> [Work to do]
Pictures aside, quote the whole listing exactly.

--- start ---

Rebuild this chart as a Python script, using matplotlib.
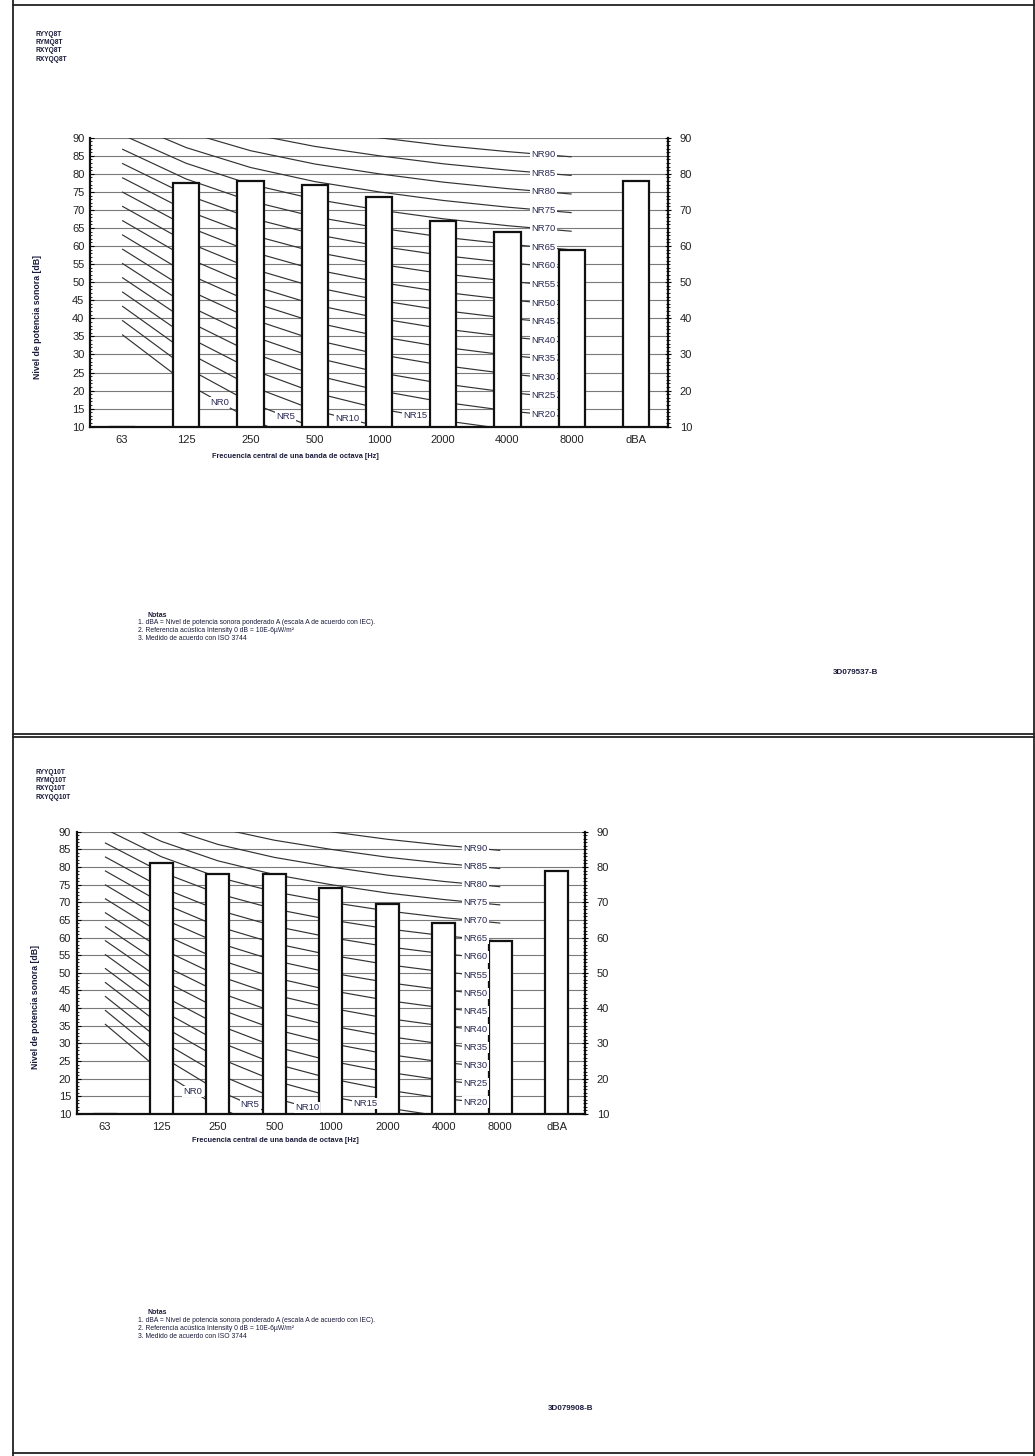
import matplotlib
matplotlib.use('Agg')
import matplotlib.pyplot as plt
import numpy as np
from matplotlib.lines import Line2D
from matplotlib.ticker import MultipleLocator

plt.rcParams['font.family'] = ['Liberation Sans', 'DejaVu Sans']

# Octave band centre frequencies plus the A-weighted total
categories = ['63', '125', '250', '500', '1000', '2000', '4000', '8000', 'dBA']
# Sound power levels in dB (63 Hz band sits on the 10 dB baseline)
levels_8hp = [10, 77.5, 78, 77, 73.5, 67, 64, 59, 78]
levels_10hp = [10, 81, 78, 78, 74, 69.5, 64, 59, 79]

models_8hp = ['RYYQ8T', 'RYMQ8T', 'RXYQ8T', 'RXYQQ8T']
models_10hp = ['RYYQ10T', 'RYMQ10T', 'RXYQ10T', 'RXYQQ10T']
drawing_8hp = '3D079537-B'
drawing_10hp = '3D079908-B'

# Noise Rating curves (ISO R 1996): level = a + b * NR for 63 Hz ... 8 kHz
nr_ratings = list(range(0, 95, 5))
nr_a = [35.5, 22.0, 12.0, 4.8, 0.0, -3.5, -6.1, -8.0]
nr_b = [0.790, 0.870, 0.930, 0.974, 1.000, 1.015, 1.025, 1.030]

notes_title = 'Notas'
notes_lines = [
    '1. dBA = Nivel de potencia sonora ponderado A (escala A de acuerdo con IEC).',
    '2. Referencia acústica Intensity 0 dB = 10E-6µW/m²',
    '3. Medido de acuerdo con ISO 3744',
]

W, H = 1035, 1456
fig = plt.figure(figsize=(W / 100, H / 100), dpi=100)
fig.patch.set_facecolor('white')


def fx(x):
    return x / W


def fy(y):
    return 1 - y / H


def draw_panel(rect_px, levels, nr_low_pos):
    left, top, right, bottom = rect_px
    ax = fig.add_axes([fx(left), fy(bottom), fx(right - left), (bottom - top) / H])
    x = np.arange(len(categories))
    ax.set_xlim(-0.5, len(categories) - 0.5)
    ax.set_ylim(10, 90)

    # horizontal grid every 5 dB
    for g in range(10, 95, 5):
        ax.axhline(g, color='#7a7a7a', lw=0.8, zorder=1)

    # NR curves
    bands = np.arange(len(nr_a))
    for k, nr in enumerate(nr_ratings):
        curve = np.array(nr_a) + np.array(nr_b) * nr
        ax.plot(bands, curve, color='#333333', lw=0.85, zorder=2,
                solid_capstyle='butt', solid_joinstyle='round')
        if nr < 20:
            lx = nr_low_pos[k]
        else:
            lx = 6.56
        ly = np.interp(lx, bands, curve)
        ax.text(lx, ly, f'NR{nr}', fontsize=6.8, ha='center', va='center',
                color='#2a2a55', zorder=5,
                bbox=dict(fc='white', ec='none', pad=0.8))

    # bars
    heights = np.array(levels) - 10
    ax.bar(x, heights, bottom=10, width=0.41, facecolor='white',
           edgecolor='#111111', linewidth=1.6, zorder=3)

    ax.set_xticks(x)
    ax.set_xticklabels(categories, fontsize=8, color='#222222')
    ax.tick_params(axis='x', length=0, pad=6)

    ax.set_yticks(range(10, 95, 5))
    ax.set_yticklabels([str(v) for v in range(10, 95, 5)], fontsize=8,
                       color='#222222')
    ax.yaxis.set_minor_locator(MultipleLocator(1))
    ax.tick_params(axis='y', which='major', direction='in', length=3,
                   width=0.8, pad=4)
    ax.tick_params(axis='y', which='minor', direction='in', length=1.5,
                   width=0.6)

    for s in ['left', 'bottom', 'right']:
        ax.spines[s].set_linewidth(1.6)
        ax.spines[s].set_color('#111111')
    ax.spines['top'].set_visible(False)

    ax2 = ax.twinx()
    ax2.set_ylim(10, 90)
    ax2.set_yticks(range(10, 95, 10))
    ax2.set_yticklabels([str(v) for v in range(10, 95, 10)], fontsize=8,
                        color='#222222')
    ax2.yaxis.set_minor_locator(MultipleLocator(1))
    ax2.tick_params(axis='y', which='major', direction='inout', length=5,
                    width=0.8, pad=6)
    ax2.tick_params(axis='y', which='minor', direction='inout', length=2.5,
                    width=0.6)
    for s in ax2.spines.values():
        s.set_visible(False)
    return ax


def panel_texts(models, header_top, ylab_pos, xlab_pos, notes_top, drawing_pos,
                drawing):
    for i, m in enumerate(models):
        fig.text(fx(36), fy(header_top + i * 8.5), m, fontsize=4.8,
                 fontweight='bold', color='#1a1a3a', ha='left', va='center')
    fig.text(fx(ylab_pos[0]), fy(ylab_pos[1]), 'Nivel de potencia sonora [dB]',
             fontsize=6.3, fontweight='bold', rotation=90, ha='center',
             va='center', color='#1a1a3a')
    fig.text(fx(xlab_pos[0]), fy(xlab_pos[1]),
             'Frecuencia central de una banda de octava [Hz]', fontsize=5.3,
             fontweight='bold', ha='center', va='center', color='#1a1a3a')
    fig.text(fx(147), fy(notes_top), notes_title, fontsize=5.0,
             fontweight='bold', ha='left', va='center', color='#1a1a3a')
    for i, line in enumerate(notes_lines):
        fig.text(fx(138), fy(notes_top + 8.0 * (i + 1)), line, fontsize=4.9,
                 ha='left', va='center', color='#1a1a3a')
    fig.text(fx(drawing_pos[0]), fy(drawing_pos[1]), drawing, fontsize=5.8,
             fontweight='bold', ha='center', va='center', color='#1a1a3a')


draw_panel((90, 137.7, 668, 426.7), levels_8hp, [1.52, 2.54, 3.51, 4.57])
draw_panel((76.7, 831.7, 585, 1114), levels_10hp, [1.56, 2.57, 3.58, 4.61])

panel_texts(models_8hp, 34, (38, 317), (295, 456), 615, (856, 673), drawing_8hp)
panel_texts(models_10hp, 772, (35, 1007), (275, 1141), 1312, (571, 1408),
            drawing_10hp)

# page frames
frame_kw = dict(color='#222222', lw=1.3, transform=fig.transFigure)
fig.add_artist(Line2D([fx(13), fx(13)], [fy(0), fy(H)], **frame_kw))
fig.add_artist(Line2D([fx(1034), fx(1034)], [fy(0), fy(H)], **frame_kw))
fig.add_artist(Line2D([fx(13), fx(W)], [fy(5), fy(5)], **frame_kw))
fig.add_artist(Line2D([fx(13), fx(W)], [fy(734), fy(734)], **frame_kw))
fig.add_artist(Line2D([fx(13), fx(W)], [fy(737), fy(737)], **frame_kw))
fig.add_artist(Line2D([fx(13), fx(W)], [fy(1453), fy(1453)], **frame_kw))

fig.savefig('out.png', dpi=100, facecolor='white')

--- end ---

> [Result below]
Rebuild this chart as a Python script, using matplotlib.
import matplotlib
matplotlib.use('Agg')
import matplotlib.pyplot as plt
import numpy as np
from matplotlib.lines import Line2D
from matplotlib.ticker import MultipleLocator

plt.rcParams['font.family'] = ['Liberation Sans', 'DejaVu Sans']

# Octave band centre frequencies plus the A-weighted total
categories = ['63', '125', '250', '500', '1000', '2000', '4000', '8000', 'dBA']
# Sound power levels in dB (63 Hz band sits on the 10 dB baseline)
levels_8hp = [10, 77.5, 78, 77, 73.5, 67, 64, 59, 78]
levels_10hp = [10, 81, 78, 78, 74, 69.5, 64, 59, 79]

models_8hp = ['RYYQ8T', 'RYMQ8T', 'RXYQ8T', 'RXYQQ8T']
models_10hp = ['RYYQ10T', 'RYMQ10T', 'RXYQ10T', 'RXYQQ10T']
drawing_8hp = '3D079537-B'
drawing_10hp = '3D079908-B'

# Noise Rating curves (ISO R 1996): level = a + b * NR for 63 Hz ... 8 kHz
nr_ratings = list(range(0, 95, 5))
nr_a = [35.5, 22.0, 12.0, 4.8, 0.0, -3.5, -6.1, -8.0]
nr_b = [0.790, 0.870, 0.930, 0.974, 1.000, 1.015, 1.025, 1.030]

notes_title = 'Notas'
notes_lines = [
    '1. dBA = Nivel de potencia sonora ponderado A (escala A de acuerdo con IEC).',
    '2. Referencia acústica Intensity 0 dB = 10E-6µW/m²',
    '3. Medido de acuerdo con ISO 3744',
]

W, H = 1035, 1456
fig = plt.figure(figsize=(W / 100, H / 100), dpi=100)
fig.patch.set_facecolor('white')


def fx(x):
    return x / W


def fy(y):
    return 1 - y / H


def draw_panel(rect_px, levels, nr_low_pos):
    left, top, right, bottom = rect_px
    ax = fig.add_axes([fx(left), fy(bottom), fx(right - left), (bottom - top) / H])
    x = np.arange(len(categories))
    ax.set_xlim(-0.5, len(categories) - 0.5)
    ax.set_ylim(10, 90)

    # horizontal grid every 5 dB
    for g in range(10, 95, 5):
        ax.axhline(g, color='#7a7a7a', lw=0.8, zorder=1)

    # NR curves
    bands = np.arange(len(nr_a))
    for k, nr in enumerate(nr_ratings):
        curve = np.array(nr_a) + np.array(nr_b) * nr
        ax.plot(bands, curve, color='#333333', lw=0.85, zorder=2,
                solid_capstyle='butt', solid_joinstyle='round')
        if nr < 20:
            lx = nr_low_pos[k]
        else:
            lx = 6.56
        ly = np.interp(lx, bands, curve)
        ax.text(lx, ly, f'NR{nr}', fontsize=6.8, ha='center', va='center',
                color='#2a2a55', zorder=5,
                bbox=dict(fc='white', ec='none', pad=0.8))

    # bars
    heights = np.array(levels) - 10
    ax.bar(x, heights, bottom=10, width=0.41, facecolor='white',
           edgecolor='#111111', linewidth=1.6, zorder=3)

    ax.set_xticks(x)
    ax.set_xticklabels(categories, fontsize=8, color='#222222')
    ax.tick_params(axis='x', length=0, pad=6)

    ax.set_yticks(range(10, 95, 5))
    ax.set_yticklabels([str(v) for v in range(10, 95, 5)], fontsize=8,
                       color='#222222')
    ax.yaxis.set_minor_locator(MultipleLocator(1))
    ax.tick_params(axis='y', which='major', direction='in', length=3,
                   width=0.8, pad=4)
    ax.tick_params(axis='y', which='minor', direction='in', length=1.5,
                   width=0.6)

    for s in ['left', 'bottom', 'right']:
        ax.spines[s].set_linewidth(1.6)
        ax.spines[s].set_color('#111111')
    ax.spines['top'].set_visible(False)

    ax2 = ax.twinx()
    ax2.set_ylim(10, 90)
    ax2.set_yticks(range(10, 95, 10))
    ax2.set_yticklabels([str(v) for v in range(10, 95, 10)], fontsize=8,
                        color='#222222')
    ax2.yaxis.set_minor_locator(MultipleLocator(1))
    ax2.tick_params(axis='y', which='major', direction='inout', length=5,
                    width=0.8, pad=6)
    ax2.tick_params(axis='y', which='minor', direction='inout', length=2.5,
                    width=0.6)
    for s in ax2.spines.values():
        s.set_visible(False)
    return ax


def panel_texts(models, header_top, ylab_pos, xlab_pos, notes_top, drawing_pos,
                drawing):
    for i, m in enumerate(models):
        fig.text(fx(36), fy(header_top + i * 8.5), m, fontsize=4.8,
                 fontweight='bold', color='#1a1a3a', ha='left', va='center')
    fig.text(fx(ylab_pos[0]), fy(ylab_pos[1]), 'Nivel de potencia sonora [dB]',
             fontsize=6.3, fontweight='bold', rotation=90, ha='center',
             va='center', color='#1a1a3a')
    fig.text(fx(xlab_pos[0]), fy(xlab_pos[1]),
             'Frecuencia central de una banda de octava [Hz]', fontsize=5.3,
             fontweight='bold', ha='center', va='center', color='#1a1a3a')
    fig.text(fx(147), fy(notes_top), notes_title, fontsize=5.0,
             fontweight='bold', ha='left', va='center', color='#1a1a3a')
    for i, line in enumerate(notes_lines):
        fig.text(fx(138), fy(notes_top + 8.0 * (i + 1)), line, fontsize=4.9,
                 ha='left', va='center', color='#1a1a3a')
    fig.text(fx(drawing_pos[0]), fy(drawing_pos[1]), drawing, fontsize=5.8,
             fontweight='bold', ha='center', va='center', color='#1a1a3a')


draw_panel((90, 137.7, 668, 426.7), levels_8hp, [1.52, 2.54, 3.51, 4.57])
draw_panel((76.7, 831.7, 585, 1114), levels_10hp, [1.56, 2.57, 3.58, 4.61])

panel_texts(models_8hp, 34, (38, 317), (295, 456), 615, (856, 673), drawing_8hp)
panel_texts(models_10hp, 772, (35, 1007), (275, 1141), 1312, (571, 1408),
            drawing_10hp)

# page frames
frame_kw = dict(color='#222222', lw=1.3, transform=fig.transFigure)
fig.add_artist(Line2D([fx(13), fx(13)], [fy(0), fy(H)], **frame_kw))
fig.add_artist(Line2D([fx(1034), fx(1034)], [fy(0), fy(H)], **frame_kw))
fig.add_artist(Line2D([fx(13), fx(W)], [fy(5), fy(5)], **frame_kw))
fig.add_artist(Line2D([fx(13), fx(W)], [fy(734), fy(734)], **frame_kw))
fig.add_artist(Line2D([fx(13), fx(W)], [fy(737), fy(737)], **frame_kw))
fig.add_artist(Line2D([fx(13), fx(W)], [fy(1453), fy(1453)], **frame_kw))

fig.savefig('out.png', dpi=100, facecolor='white')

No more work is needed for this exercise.